THE PROBLEM
Will you output the entries below exactly, skipping every image they contain?

---------- DATASET ROWS ----------

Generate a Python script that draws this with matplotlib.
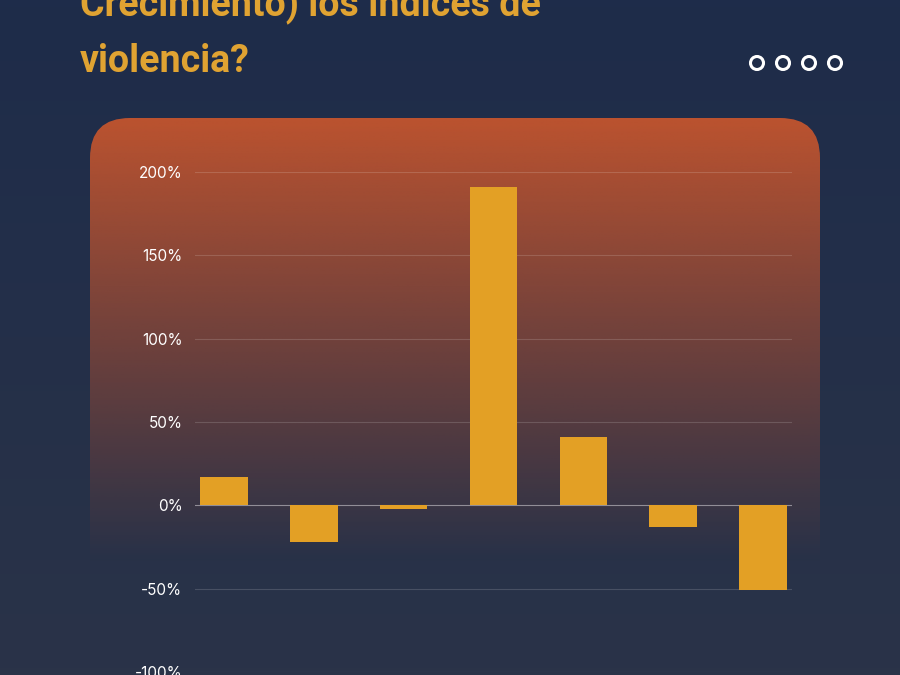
import matplotlib
matplotlib.use("Agg")
import matplotlib.pyplot as plt
import numpy as np
from matplotlib.patches import FancyBboxPatch, Circle

values = [17, -22, -2, 191, 41, -13, -51]
yticks = [-100, -50, 0, 50, 100, 150, 200]
yticklabels = ["-100%", "-50%", "0%", "50%", "100%", "150%", "200%"]
title_lines = ["Crecimiento) los índices de", "violencia?"]

W, H = 900, 675
fig = plt.figure(figsize=(9, 6.75), dpi=100)
bg = fig.add_axes([0, 0, 1, 1])
bg.set_xlim(0, W); bg.set_ylim(H, 0); bg.axis("off")
# background
g = np.linspace(0, 1, 100)[:, None]
c1 = np.array([0x1e, 0x2c, 0x4a]) / 255
c2 = np.array([0x2a, 0x33, 0x48]) / 255
img = c1 * (1 - g[..., None]) + c2 * g[..., None]
img = np.repeat(img, 2, axis=1)
bg.imshow(img, extent=[0, W, H, 0], aspect="auto", zorder=0)
# panel with gradient
panel = FancyBboxPatch((90, 118), 730, 700, boxstyle="round,pad=0,rounding_size=40",
                       fc="none", ec="none")
bg.add_patch(panel)
gg = np.linspace(0, 1, 200)[:, None]
top = np.array([0xc4, 0x55, 0x2e]) / 255
alpha = np.clip(1 - gg * 1.25, 0, 1) * 0.95
pimg = np.zeros((200, 2, 4))
pimg[..., :3] = top
pimg[..., 3] = alpha
im = bg.imshow(pimg, extent=[90, 820, 675, 118], aspect="auto", zorder=1)
im.set_clip_path(panel)
# title
bg.text(80, 5, title_lines[0], color="#e0a332", fontsize=27, fontweight="bold",
        family="Roboto", va="center", ha="left", zorder=3)
bg.text(80, 62, title_lines[1], color="#e0a332", fontsize=27, fontweight="bold",
        family="Roboto", va="center", ha="left", zorder=3)
for cx in [757, 783, 809, 835]:
    bg.add_patch(Circle((cx, 63), 6.5, fc="none", ec="white", lw=2.2, zorder=3))

ax = fig.add_axes([195 / W, 1 - 672 / H, (792 - 195) / W, 500 / H])
ax.patch.set_alpha(0)
x = np.arange(len(values))
ax.bar(x, values, width=0.53, color="#e3a025", zorder=3)
ax.set_xlim(-0.32, len(values) - 0.68)
ax.set_ylim(-100, 200)
ax.set_yticks(yticks)
ax.set_yticklabels(yticklabels, color="white", fontsize=11, family="Inter")
ax.set_xticks([])
ax.tick_params(axis="y", length=0, pad=9)
for s in ax.spines.values():
    s.set_visible(False)
ax.grid(axis="y", color="white", alpha=0.15, lw=0.8, zorder=0)
ax.axhline(0, color="white", alpha=0.35, lw=0.8, zorder=1)
fig.savefig("out.png", dpi=100)
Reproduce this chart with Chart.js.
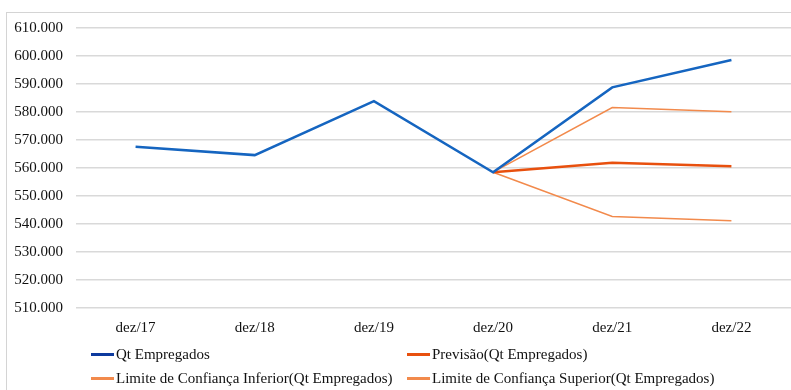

----------

TASK RESULT
Generate a Python script that draws this with matplotlib.
import matplotlib
matplotlib.use("Agg")
import matplotlib.pyplot as plt
import numpy as np
from matplotlib.patches import FancyBboxPatch, Circle

values = [17, -22, -2, 191, 41, -13, -51]
yticks = [-100, -50, 0, 50, 100, 150, 200]
yticklabels = ["-100%", "-50%", "0%", "50%", "100%", "150%", "200%"]
title_lines = ["Crecimiento) los índices de", "violencia?"]

W, H = 900, 675
fig = plt.figure(figsize=(9, 6.75), dpi=100)
bg = fig.add_axes([0, 0, 1, 1])
bg.set_xlim(0, W); bg.set_ylim(H, 0); bg.axis("off")
# background
g = np.linspace(0, 1, 100)[:, None]
c1 = np.array([0x1e, 0x2c, 0x4a]) / 255
c2 = np.array([0x2a, 0x33, 0x48]) / 255
img = c1 * (1 - g[..., None]) + c2 * g[..., None]
img = np.repeat(img, 2, axis=1)
bg.imshow(img, extent=[0, W, H, 0], aspect="auto", zorder=0)
# panel with gradient
panel = FancyBboxPatch((90, 118), 730, 700, boxstyle="round,pad=0,rounding_size=40",
                       fc="none", ec="none")
bg.add_patch(panel)
gg = np.linspace(0, 1, 200)[:, None]
top = np.array([0xc4, 0x55, 0x2e]) / 255
alpha = np.clip(1 - gg * 1.25, 0, 1) * 0.95
pimg = np.zeros((200, 2, 4))
pimg[..., :3] = top
pimg[..., 3] = alpha
im = bg.imshow(pimg, extent=[90, 820, 675, 118], aspect="auto", zorder=1)
im.set_clip_path(panel)
# title
bg.text(80, 5, title_lines[0], color="#e0a332", fontsize=27, fontweight="bold",
        family="Roboto", va="center", ha="left", zorder=3)
bg.text(80, 62, title_lines[1], color="#e0a332", fontsize=27, fontweight="bold",
        family="Roboto", va="center", ha="left", zorder=3)
for cx in [757, 783, 809, 835]:
    bg.add_patch(Circle((cx, 63), 6.5, fc="none", ec="white", lw=2.2, zorder=3))

ax = fig.add_axes([195 / W, 1 - 672 / H, (792 - 195) / W, 500 / H])
ax.patch.set_alpha(0)
x = np.arange(len(values))
ax.bar(x, values, width=0.53, color="#e3a025", zorder=3)
ax.set_xlim(-0.32, len(values) - 0.68)
ax.set_ylim(-100, 200)
ax.set_yticks(yticks)
ax.set_yticklabels(yticklabels, color="white", fontsize=11, family="Inter")
ax.set_xticks([])
ax.tick_params(axis="y", length=0, pad=9)
for s in ax.spines.values():
    s.set_visible(False)
ax.grid(axis="y", color="white", alpha=0.15, lw=0.8, zorder=0)
ax.axhline(0, color="white", alpha=0.35, lw=0.8, zorder=1)
fig.savefig("out.png", dpi=100)
Reproduce this chart with Chart.js.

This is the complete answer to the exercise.